Is the Web Replacing Security Magazines and Shows?By John Honovich, Published Sep 27, 2009, 08:00pm EDT
While ASIS show attendance was down and disappointing for the second consecutive year, online traffic to security websites continues to rise significantly. Regular users of online security sites now likely outnumber trade show attendees. Though the recession is regularly cited as the cause for declining trade show attendance, the migration to on-line resources continues strongly.
[Update: ASIS confirms 2009 show traffic back down to 2004 levels.]
This raises questions about comparative value and worth of these different resources.
There are a number of factors driving the growth of on-line:
The web is the best way to find out about breaking news and important industry events. Rather than waiting weeks for the next magazine or going to a trade show, you can learn about news the same day online. Just in the last few months, the sale of GE Security, the Cisco/Pelco partnership and the HDcctv Alliance announcement are 3 good examples.
The web offers deeper debate and analysis than trade magazines or exhibitor's booths. For instance, comments offer rich and varied perspectives. Some of the best examples can be found on the debate about BRS Labs value, the accuracy of market statistics and GE Security's sale. The web allows more people to freely discuss and minimizes the power of money to control information.
Use of Video
The amount of security industry video produced on-line is growing rapidly. For instance, you can watch the ASIS Cisco/Pelco announcement, see demos for many cameras, or watch screencasts for any of our camera tests. Videos are clearly superior to trade magazines and begin to rival the richness of trade shows.
On-line Size Already Large
Because of these factors, the size of regular on-line readers in the security industry is already quite large. I estimate (conservatively) 50,000 - 100,000 people worldwide regularly use security industry websites. Even just for video surveillance, the number is at least 10,000 but probably more.
My estimate is far lower than statistics self-reported by many websites (which would indicate a total of 500,000 to 1 million people). A lot of people simply go to a site once in a while because of a search result or a link from a social media site. Those are not regular readers. Regular readers would be expected to visit sites frequently.
From my own statistics, approximately 5,000 people visited this site 3 or more times last month; 500 of those visited 10 or more times. That's just 1 site that launched 18 months ago. With over a dozen major security sites worldwide, many over 5 years old, the number of regular readers is clearly in the tens of thousands - already equal or larger to show attendance which tends to be 10,000 to 20,000 per show.

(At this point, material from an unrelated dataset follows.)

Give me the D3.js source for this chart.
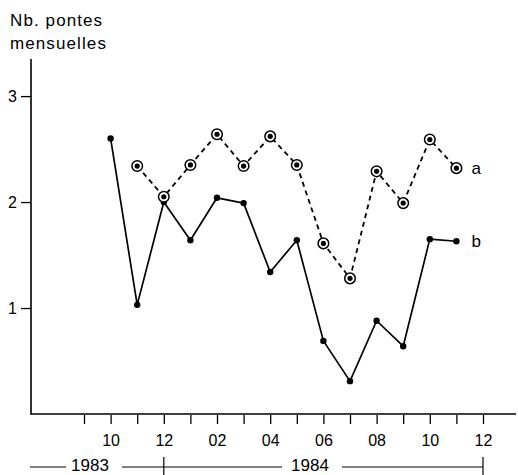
<!DOCTYPE html>
<html>
<head>
<meta charset="utf-8">
<script src="https://cdn.jsdelivr.net/npm/d3@7"></script>
<style>
  html, body { margin: 0; padding: 0; background: #fff; }
  svg { display: block; font-family: "Liberation Sans", Arial, sans-serif; }
</style>
</head>
<body>
<svg id="chart" width="518" height="475"></svg>
<script>
// Month positions on the time axis (Sept 1983 .. Dec 1984)
const months = ["09/83","10/83","11/83","12/83","01/84","02/84","03/84","04/84",
                "05/84","06/84","07/84","08/84","09/84","10/84","11/84","12/84"];
// Tick labels shown under the axis (every second month)
const monthLabels = {"10/83":"10","12/83":"12","02/84":"02","04/84":"04",
                     "06/84":"06","08/84":"08","10/84":"10","12/84":"12"};
const yTicks = [1, 2, 3];

// Series a: dashed line with ringed points
const monthsA = ["11/83","12/83","01/84","02/84","03/84","04/84","05/84",
                 "06/84","07/84","08/84","09/84","10/84","11/84"];
const valuesA = [2.34, 2.05, 2.35, 2.64, 2.34, 2.62, 2.35, 1.61, 1.28, 2.29, 1.99, 2.59, 2.32];

// Series b: solid line with dots
const monthsB = ["10/83","11/83","12/83","01/84","02/84","03/84","04/84",
                 "05/84","06/84","07/84","08/84","09/84","10/84","11/84"];
const valuesB = [2.60, 1.03, 2.00, 1.64, 2.04, 1.99, 1.34, 1.64, 0.69, 0.31, 0.88, 0.64, 1.65, 1.63];

// Year spans along the bottom
const years = [
  {label: "1983", from: null, to: "12/83"},
  {label: "1984", from: "12/83", to: "12/84"}
];

const svg = d3.select("#chart");
const axisX0 = 31, axisX1 = 516, axisYTop = 59, axisYBottom = 414;

const x = d3.scalePoint().domain(months).range([84, 483]);
const y = d3.scaleLinear().domain([0, 3.35]).range([axisYBottom, axisYTop]);

// Axis title
const title = svg.append("text")
  .attr("x", 10).attr("font-size", 17).attr("letter-spacing", 1.1).attr("fill", "#000");
title.append("tspan").attr("x", 10).attr("y", 26).text("Nb. pontes");
title.append("tspan").attr("x", 10).attr("y", 49).text("mensuelles");

// Axis lines
svg.append("line")
  .attr("x1", axisX0).attr("x2", axisX0).attr("y1", axisYTop).attr("y2", axisYBottom + 0.75)
  .attr("stroke", "#000").attr("stroke-width", 1.6);
svg.append("line")
  .attr("x1", axisX0).attr("x2", axisX1).attr("y1", axisYBottom).attr("y2", axisYBottom)
  .attr("stroke", "#000").attr("stroke-width", 1.6);

// Y axis ticks
const yAxis = d3.axisLeft(y).tickValues(yTicks).tickSize(10).tickPadding(4).tickFormat(d3.format("d"));
const gy = svg.append("g").attr("transform", `translate(${axisX0},0)`).call(yAxis);
gy.select(".domain").remove();
gy.selectAll(".tick line").attr("stroke", "#000").attr("stroke-width", 1.3);
gy.selectAll(".tick text").attr("font-size", 16).attr("fill", "#000")
  .attr("font-family", "Liberation Sans, Arial, sans-serif");

// X axis ticks
const xAxis = d3.axisBottom(x).tickSize(9).tickPadding(11)
  .tickFormat(d => monthLabels[d] || "");
const gx = svg.append("g").attr("transform", `translate(0,${axisYBottom + 1})`).call(xAxis);
gx.select(".domain").remove();
gx.selectAll(".tick line").attr("stroke", "#000").attr("stroke-width", 1.3);
gx.selectAll(".tick text").attr("font-size", 16).attr("fill", "#000")
  .attr("font-family", "Liberation Sans, Arial, sans-serif");

// Year bracket along the bottom
const yearY = 467;
const yearG = svg.append("g").attr("stroke", "#000").attr("stroke-width", 1.2);
yearG.append("line").attr("x1", 30).attr("x2", 66).attr("y1", yearY).attr("y2", yearY);
yearG.append("line").attr("x1", 122).attr("x2", x("12/83")).attr("y1", yearY).attr("y2", yearY);
yearG.append("line").attr("x1", x("12/83")).attr("x2", 282).attr("y1", yearY).attr("y2", yearY);
yearG.append("line").attr("x1", 342).attr("x2", x("12/84")).attr("y1", yearY).attr("y2", yearY);
[ "12/83", "12/84" ].forEach(m => {
  yearG.append("line").attr("x1", x(m)).attr("x2", x(m)).attr("y1", 457).attr("y2", 475);
});
svg.append("text").attr("x", 90).attr("y", 471).attr("text-anchor", "middle")
  .attr("font-size", 17).attr("fill", "#000").text(years[0].label);
svg.append("text").attr("x", 310).attr("y", 471).attr("text-anchor", "middle")
  .attr("font-size", 17).attr("fill", "#000").text(years[1].label);

// Series lines
const dataA = monthsA.map((m, i) => ({m, v: valuesA[i]}));
const dataB = monthsB.map((m, i) => ({m, v: valuesB[i]}));
const line = d3.line().x(d => x(d.m)).y(d => y(d.v));

svg.append("path").datum(dataB).attr("d", line)
  .attr("fill", "none").attr("stroke", "#000").attr("stroke-width", 1.7)
  .attr("stroke-linejoin", "round");
svg.append("path").datum(dataA).attr("d", line)
  .attr("fill", "none").attr("stroke", "#000").attr("stroke-width", 1.8)
  .attr("stroke-dasharray", "5,4");

// Series b dots
svg.selectAll(".dotB").data(dataB).enter().append("circle")
  .attr("cx", d => x(d.m)).attr("cy", d => y(d.v)).attr("r", 3.2).attr("fill", "#000");

// Series a ringed dots
const ringG = svg.selectAll(".ringA").data(dataA).enter().append("g");
ringG.append("circle")
  .attr("cx", d => x(d.m)).attr("cy", d => y(d.v)).attr("r", 5.3)
  .attr("fill", "#fff").attr("stroke", "#000").attr("stroke-width", 1.5);
ringG.append("circle")
  .attr("cx", d => x(d.m)).attr("cy", d => y(d.v)).attr("r", 2.6).attr("fill", "#000");

// Series labels
const lastA = dataA[dataA.length - 1], lastB = dataB[dataB.length - 1];
svg.append("text").attr("x", x(lastA.m) + 15).attr("y", y(lastA.v) + 6)
  .attr("font-size", 17).attr("fill", "#000").text("a");
svg.append("text").attr("x", x(lastB.m) + 15).attr("y", y(lastB.v) + 6)
  .attr("font-size", 17).attr("fill", "#000").text("b");
</script>
</body>
</html>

In 2005, few people regularly used on-line security industry news sites. In the last 4 years, use has grown dramatically. A number of the established security sites grew 100% of more in the last year.
However, a number of major barriers exist to the growth of on-line resources:
- The security industry has a lot of late-adopters. Many will take years to change habits and some will only change by new people replacing retiring veterans.
- The manufacturers still spend very heavily on trade shows and magazines. Until they change their spending habits, the tens of millions they collectively spend will bolster the traditional approaches.
- Most of the websites are secondary properties of trade magazines and shows. They tend to be unprofitable on their own, dependent on funding from the traditional resources. If spending on magazines and shows continues to fall, this could constrain spending in developing websites.
- Of course, shows offers personal interaction that provides richer communication for learning, deal making and building relationships. The web can marginalize the informational value of shows but the interpersonal ones.